Urinstinkte stecken tief in uns und können uns in die Quere kommen. Das gilt auch für die Geldanlage. Welche Fehler uns auf diese Weise unterlaufen können, wie wir Fallen umgehen und besser rational handeln, erklärt uns die Finanzexpertin Chantal Henig.
finanzielle: Manchmal stehen wir uns bei langfristigen Entscheidungen selbst im Weg. Wie kommt das?
Chantal Henig: Wir alle haben Verhaltensmuster verinnerlicht, denen wir seit Jahrtausenden unser Überleben verdanken oder die uns helfen, die Welt zu verstehen. Diese Instinkte helfen uns, vor allem schnell zu entscheiden. Zum Beispiel der Fluchtinstinkt: Wenn unsere Vorfahren in den Zeiten der Jäger und Sammler einem wilden Tier begegneten, konnten sie nicht lange überlegen, wie sie nun mit der Situation umgehen sollten. Sie nahmen die Beine in die Hand.
Und auch in anderen Situationen haben wir Denkmuster entwickelt, die uns helfen, schnell Entscheidungen zu treffen und uns nicht von einer riesigen Menge an Informationen erdrücken zu lassen. Zum Beispiel nehmen wir Informationen, die unsere Sichtweise bestätigen, stärker wahr als solche, die uns widersprechen. Denn es wäre unglaublich anstrengend, unsere Meinungen ständig zu hinterfragen. Aber solche Instinkte haben auch einen Haken.
Wie sieht das bei Entscheidungen rund um Finanzen und Geldanlage aus?
Beim Thema Geld ist eine gute Entscheidung oft eine, die überlegt ist, viele Informationen einbezieht und langfristig orientiert ist. Dafür müssen wir viel Kraft aufwenden, um unseren Instinkten zu trotzen. Zum Beispiel ergreifen viele Anleger:innen die Flucht, wenn es an den Märkten mal turbulent wird. Doch das kann bares Geld kosten – nämlich wenn man aussteigt, nachdem die Märkte längst gefallen sind, oder den richtigen Zeitpunkt zum Wiedereinstieg verpasst. Anleger:innen fahren entgegen ihrer Urinstinkte langfristig oft besser damit, einfach investiert zu bleiben und Turbulenzen auszusitzen.
Was kann ich tun, um mich gegen meine Urinstinkte zur Wehr zu setzen und rational zu handeln?
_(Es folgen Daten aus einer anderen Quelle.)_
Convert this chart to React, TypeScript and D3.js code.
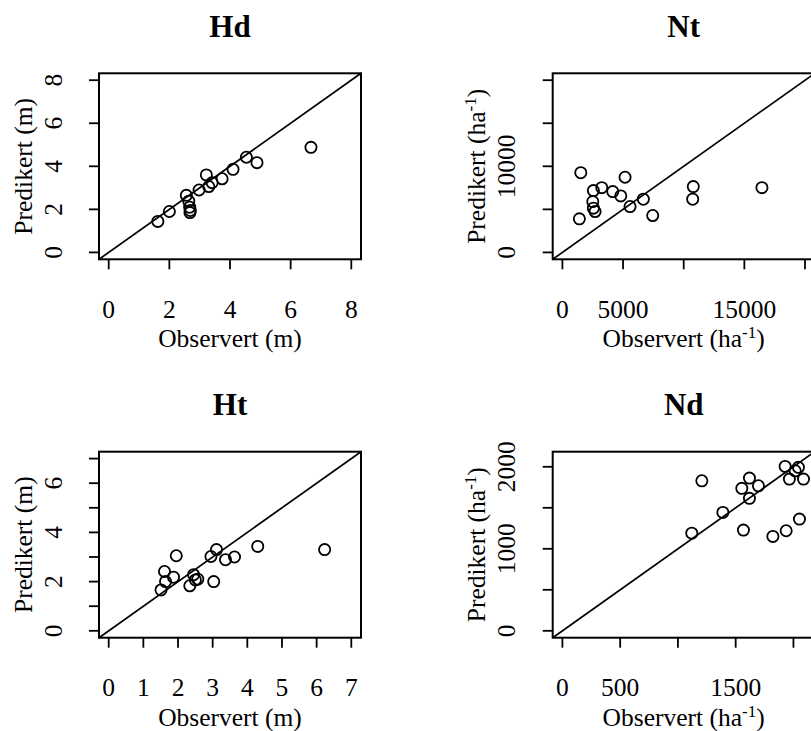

Grundsätzlich hilft es immer sich klarzumachen, auf welcher Basis man eine Entscheidung trifft. Über die eigene finanzielle Zukunft sollte man mit klarem, kühlem Kopf entscheiden, also nicht, wenn Gefühle hochkochen. Viele überschätzen ihre eigenen Fähigkeiten als Anleger:in und werten einen Glücksgriff am Aktienmarkt als einen Beweis für das eigene Können. Das führt manchmal dazu, dass sie immer größere Risiken eingehen, weil sie sich zu sicher fühlen.
Chantal Henig ist zertifizierte ETF-Spezialistin und unterstützt beim Finanzdienstleister Vanguard Anleger:innen dabei, mit einer kostengünstigen und breit gestreuten Geldanlage ihre finanzielle Zukunft zu planen.
Bescheidenheit hilft also auch. Man sollte möglichst gut informiert sein und bereit sein, die eigenen Annahmen infrage zu stellen. Ich gebe zu, es ist anstrengend, so zu denken und handeln. Aber ich habe die Erfahrung gemacht, dass das mit etwas Übung immer leichter wird.
Gibt es auch nützliche Urinstinkte?
Man sollte sich bei der Geldanlage vielleicht nicht immer von seinem Bauchgefühl leiten lassen, aber darauf achten lohnt sich schon. Wenn die Möglichkeit von Verlusten oder eine schwierige Marktphase dir große Sorgen machen, ist es zwar nicht ratsam, deshalb überstürzt zu handeln. Aber versuche zu verstehen, warum du dich so fühlt. Fehlt dir vielleicht das Wissen, um aktuelle Marktereignisse richtig einzuordnen? Oder machst du dir bei Marktturbulenzen Sorgen, weil dir ein Notpolster für kurzfristige Ausgaben fehlt? Dieses Verständnis kann einem Finanzplan nur guttun.